## What you have to do
Omit all images, then return the remaining material exactly as it stands.

--- Data block ---

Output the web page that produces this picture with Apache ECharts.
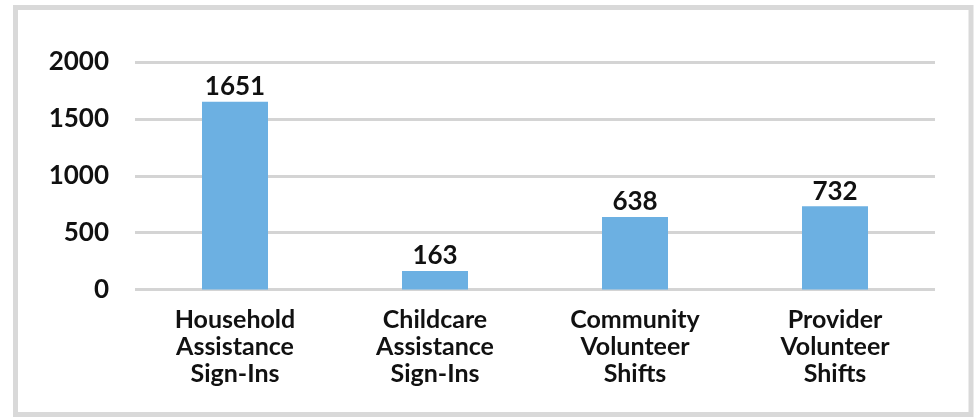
<!DOCTYPE html>
<html>
<head>
<meta charset="utf-8">
<script src="https://cdn.jsdelivr.net/npm/echarts@6/dist/echarts.min.js"></script>
<style>
html,body{margin:0;padding:0;background:#fff;}
#chart{width:976px;height:417px;}
</style>
</head>
<body>
<div id="chart"></div>
<script>
const categories = ["Household\nAssistance\nSign-Ins", "Childcare\nAssistance\nSign-Ins", "Community\nVolunteer\nShifts", "Provider\nVolunteer\nShifts"];
const values = [1651, 163, 638, 732];
const yTicks = [0, 500, 1000, 1500, 2000];

const FONT = "Lato";
const chart = echarts.init(document.getElementById('chart'));
chart.setOption({
  animation: false,
  backgroundColor: '#ffffff',
  graphic: [{
    type: 'rect',
    shape: { x: 15.5, y: 7.5, width: 955.5, height: 407 },
    style: { fill: 'none', stroke: '#d9d9d9', lineWidth: 5 },
    silent: true
  }],
  grid: { left: 135, right: 41, top: 62, bottom: 127.5, containLabel: false },
  xAxis: {
    type: 'category',
    data: categories,
    axisLine: { show: false },
    axisTick: { show: false },
    axisLabel: {
      interval: 0,
      margin: 17,
      fontFamily: FONT,
      fontWeight: 'bold',
      fontSize: 25,
      lineHeight: 27,
      color: '#111'
    }
  },
  yAxis: {
    type: 'value',
    min: yTicks[0],
    max: yTicks[yTicks.length - 1],
    interval: 500,
    axisLine: { show: false },
    axisTick: { show: false },
    axisLabel: {
      margin: 26,
      fontFamily: FONT,
      fontWeight: 'bold',
      fontSize: 26,
      color: '#111',
      formatter: function (v) { return String(v); }
    },
    splitLine: { lineStyle: { color: '#d4d4d4', width: 3 } }
  },
  series: [{
    type: 'bar',
    data: values,
    barWidth: 66,
    itemStyle: { color: '#6cb0e2' },
    label: {
      show: true,
      position: 'top',
      distance: 2,
      fontFamily: FONT,
      fontWeight: 'bold',
      fontSize: 26,
      color: '#111'
    }
  }]
});
</script>
</body>
</html>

---

## Output for this exercise
Output the web page that produces this picture with Apache ECharts.
<!DOCTYPE html>
<html>
<head>
<meta charset="utf-8">
<script src="https://cdn.jsdelivr.net/npm/echarts@6/dist/echarts.min.js"></script>
<style>
html,body{margin:0;padding:0;background:#fff;}
#chart{width:976px;height:417px;}
</style>
</head>
<body>
<div id="chart"></div>
<script>
const categories = ["Household\nAssistance\nSign-Ins", "Childcare\nAssistance\nSign-Ins", "Community\nVolunteer\nShifts", "Provider\nVolunteer\nShifts"];
const values = [1651, 163, 638, 732];
const yTicks = [0, 500, 1000, 1500, 2000];

const FONT = "Lato";
const chart = echarts.init(document.getElementById('chart'));
chart.setOption({
  animation: false,
  backgroundColor: '#ffffff',
  graphic: [{
    type: 'rect',
    shape: { x: 15.5, y: 7.5, width: 955.5, height: 407 },
    style: { fill: 'none', stroke: '#d9d9d9', lineWidth: 5 },
    silent: true
  }],
  grid: { left: 135, right: 41, top: 62, bottom: 127.5, containLabel: false },
  xAxis: {
    type: 'category',
    data: categories,
    axisLine: { show: false },
    axisTick: { show: false },
    axisLabel: {
      interval: 0,
      margin: 17,
      fontFamily: FONT,
      fontWeight: 'bold',
      fontSize: 25,
      lineHeight: 27,
      color: '#111'
    }
  },
  yAxis: {
    type: 'value',
    min: yTicks[0],
    max: yTicks[yTicks.length - 1],
    interval: 500,
    axisLine: { show: false },
    axisTick: { show: false },
    axisLabel: {
      margin: 26,
      fontFamily: FONT,
      fontWeight: 'bold',
      fontSize: 26,
      color: '#111',
      formatter: function (v) { return String(v); }
    },
    splitLine: { lineStyle: { color: '#d4d4d4', width: 3 } }
  },
  series: [{
    type: 'bar',
    data: values,
    barWidth: 66,
    itemStyle: { color: '#6cb0e2' },
    label: {
      show: true,
      position: 'top',
      distance: 2,
      fontFamily: FONT,
      fontWeight: 'bold',
      fontSize: 26,
      color: '#111'
    }
  }]
});
</script>
</body>
</html>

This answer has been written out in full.